The Constitution provides that “Each State shall appoint, in such Manner as the Legislature thereof may direct, a Number of Electors, equal to the whole Number of Senators and Representatives to which the State may be entitled in the Congress.”

At a glance people would think that "blue" states like Massachusetts, New York, New Jersey and California whose turnout was lower than the national average, would give Democrats even more votes in a popular vote process. Not true though as many Republican voters traditionally stay home at a much higher rate in those states knowing there is very little hope to give the Republican nominee a win in their own state. 

If the objective were to now be popular over electoral college, many more of the Republican voters would start to show up in these blue state voting booths.

But for those in favor of the popular vote, let me point to our very own Massachusetts as a perfect example of why it can be so unfair to some.

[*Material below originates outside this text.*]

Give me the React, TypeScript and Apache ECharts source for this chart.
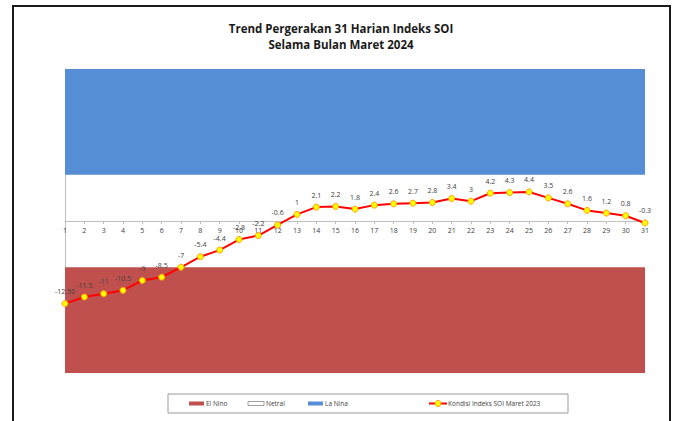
import React, { useEffect, useRef } from "react";
import * as echarts from "echarts";

const titleLines = ["Trend Pergerakan 31 Harian Indeks SOI", "Selama Bulan Maret 2024"];
const days = Array.from({ length: 31 }, (_, i) => String(i + 1));
const soiValues = [
  -12.5, -11.5, -11, -10.5, -9, -8.5, -7, -5.4, -4.4, -2.8, -2.2, -0.6, 1, 2.1, 2.2, 1.8,
  2.4, 2.6, 2.7, 2.8, 3.4, 3, 4.2, 4.3, 4.4, 3.5, 2.6, 1.6, 1.2, 0.8, -0.3,
];
const soiLabels = [
  "-12.50", "-11.5", "-11", "-10.5", "-9", "-8.5", "-7", "-5.4", "-4.4", "-2.8", "-2.2", "-0.6",
  "1", "2.1", "2.2", "1.8", "2.4", "2.6", "2.7", "2.8", "3.4", "3", "4.2", "4.3", "4.4", "3.5",
  "2.6", "1.6", "1.2", "0.8", "-0.3",
];
const laNinaBand = [7, 23];
const elNinoBand = [-23, -7];
const yRange = [-23, 23];
const seriesName = "Kondisi Indeks SOI Maret 2023";
const legendNames = ["El Nino", "Netral", "La Nina", seriesName];

const RED = "#C0504D";
const BLUE = "#558ED5";
const FONT = "'Open Sans', 'Liberation Sans', sans-serif";

export default function App() {
  const ref = useRef<HTMLDivElement>(null);
  useEffect(() => {
    if (!ref.current) return;
    const chart = echarts.init(ref.current, null, { renderer: "svg" });
    const legendY = 403.5;
    const gridTop = 69;
    const gridBottom = 48;
    const plotH = 421 - gridTop - gridBottom;
    const zeroOffset = -plotH * (0 - yRange[0]) / (yRange[1] - yRange[0]);
    const legendText = (i: number, x: number) => ({
      type: "text",
      x,
      y: legendY,
      style: { text: legendNames[i], font: `6.5px ${FONT}`, fill: "#404040", verticalAlign: "middle" },
    });
    chart.setOption({
      animation: false,
      backgroundColor: "#fff",
      grid: { left: 65, right: 33, top: gridTop, bottom: gridBottom },
      xAxis: {
        type: "category",
        data: days,
        boundaryGap: false,
        offset: zeroOffset,
        axisLine: { onZero: false, lineStyle: { color: "#bfbfbf", width: 1 } },
        axisTick: { show: true, length: 3, alignWithLabel: true, lineStyle: { color: "#bfbfbf" } },
        axisLabel: { fontSize: 7, color: "#404040", margin: 6, fontFamily: FONT, interval: 0 },
        z: 5,
      },
      yAxis: {
        type: "value",
        min: yRange[0],
        max: yRange[1],
        axisLine: { show: true, lineStyle: { color: "#bfbfbf" } },
        axisTick: { show: false },
        axisLabel: { show: false },
        splitLine: { show: false },
      },
      series: [
        {
          name: seriesName,
          type: "line",
          data: soiValues,
          z: 10,
          symbol: "circle",
          symbolSize: 6,
          lineStyle: { color: "#FF0000", width: 2 },
          itemStyle: { color: "#FFFF00", borderColor: "#FFA000", borderWidth: 1 },
          label: {
            show: true,
            position: "top",
            distance: 5,
            fontSize: 7,
            color: "#404040",
            fontFamily: FONT,
            formatter: (p: any) => soiLabels[p.dataIndex],
          },
          markArea: {
            silent: true,
            data: [
              [
                { yAxis: laNinaBand[0], itemStyle: { color: BLUE } },
                { yAxis: laNinaBand[1] },
              ],
              [
                { yAxis: elNinoBand[0], itemStyle: { color: RED } },
                { yAxis: elNinoBand[1] },
              ],
            ],
          },
        },
      ],
      graphic: [
        {
          type: "polyline",
          shape: { points: [[13, 430], [13, 6], [670, 6], [670, 430]] },
          style: { stroke: "#1a1a1a", lineWidth: 2, fill: "none" },
        },
        {
          type: "text",
          x: 341,
          y: 28,
          style: {
            text: titleLines[0],
            font: `bold 11.5px ${FONT}`,
            fill: "#1a1a1a",
            align: "center",
            verticalAlign: "middle",
          },
        },
        {
          type: "text",
          x: 341,
          y: 44,
          style: {
            text: titleLines[1],
            font: `bold 11.5px ${FONT}`,
            fill: "#1a1a1a",
            align: "center",
            verticalAlign: "middle",
          },
        },
        {
          type: "rect",
          shape: { x: 168, y: 394, width: 400, height: 19 },
          style: { fill: "#fff", stroke: "#999", lineWidth: 1 },
        },
        {
          type: "rect",
          shape: { x: 189, y: legendY - 2, width: 15, height: 4 },
          style: { fill: RED },
        },
        legendText(0, 206),
        {
          type: "rect",
          shape: { x: 248, y: legendY - 2, width: 16, height: 4 },
          style: { fill: "#fff", stroke: "#888", lineWidth: 0.8 },
        },
        legendText(1, 266),
        {
          type: "rect",
          shape: { x: 308, y: legendY - 2, width: 15, height: 4 },
          style: { fill: BLUE },
        },
        legendText(2, 325),
        {
          type: "line",
          shape: { x1: 429, y1: legendY, x2: 447, y2: legendY },
          style: { stroke: "#FF0000", lineWidth: 2 },
        },
        {
          type: "circle",
          shape: { cx: 438, cy: legendY, r: 3 },
          style: { fill: "#FFFF00", stroke: "#FFA000", lineWidth: 1 },
        },
        legendText(3, 448),
      ],
    });
    return () => chart.dispose();
  }, []);
  return <div ref={ref} style={{ width: 678, height: 421, position: "absolute", left: 0, top: 0 }} />;
}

Look at the coalition of representatives inside the Route 128 belt or the Greater Boston & suburbs. Based on population, the glut of politicians representing that area, dominates the dispersing of funds for government projects including infrastructure, aka MBTA and many other things not found in say New Bedford, Pittsfield or Greenfield. These cities and towns are always on the outside looking in based on population.

Even federal money is fought for and brought, mostly to Boston by our senators who look to please the most populated areas for voting reasons. A bare minimum is provided for those of us who choose to live outside that Greater Boston area.